You can use the Pebble function {{ fromJson(myvar) }} and a {{ myvar | toJson }} filter to process JSON data.

The fromJson() function

The function is used to convert a string to a JSON object. For example, the following Pebble expression converts the string {"foo": [666, 1, 2]} to a JSON object and then returns the first value of the foo key, which is 42:

{{ json('{"foo": [42, 43, 44]}').foo[0] }}

You can use the read() function to read the content of a file as a string and then apply the json() function to convert it to a JSON object. Afterwards, you can read the value of a specific key in that JSON object. For example, the following Pebble expression reads the content of a file named my.json and then returns the value of the foo key, which is 42:

id: extract_json
namespace: company.team
tasks:
  - id: extract
    type: io.kestra.plugin.core.http.Download
    uri: https://huggingface.co/datasets/kestra/datasets/raw/main/json/app_events.json

  - id: read_as_string
    type: io.kestra.plugin.core.log.Log
    message: "{{ read(outputs.extract.uri) }}"

  - id: read_as_json
    type: io.kestra.plugin.core.log.Log
    message: "{{ json(read(outputs.extract.uri)) }}"

  - id: parse_json_elements
    type: io.kestra.plugin.core.log.Log
    message: "{{ json(read(outputs.extract.uri)) | jq('map(.detail | fromjson | .message)') | first }}"

The above flow downloads a JSON file via an HTTP Request, reads its content as a string, converts it to a JSON object, and then in another task, it parses the JSON object and returns the value of a nested key.

The json filter

You can use the json filter to convert any variable to a JSON string. You can think of it as a reverse process to what the json() function does.

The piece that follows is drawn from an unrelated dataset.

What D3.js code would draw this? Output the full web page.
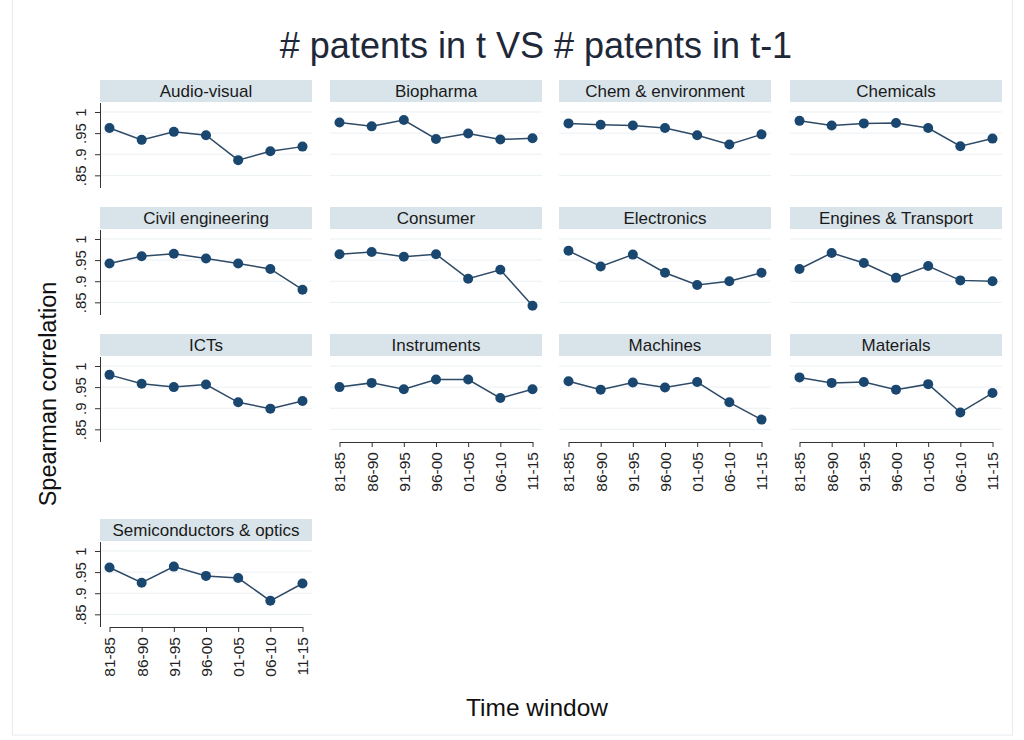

The example below shows how you can convert a list of numbers to a JSON string '[1, 2, 3]' using the | json filter:

{{ [1, 2, 3] | json }}

You typically would never used the | json filter in combination with the read() function. Anytime you need to read a file’s content and then convert it to a JSON object, use a combination of the read() function and the json() function instead.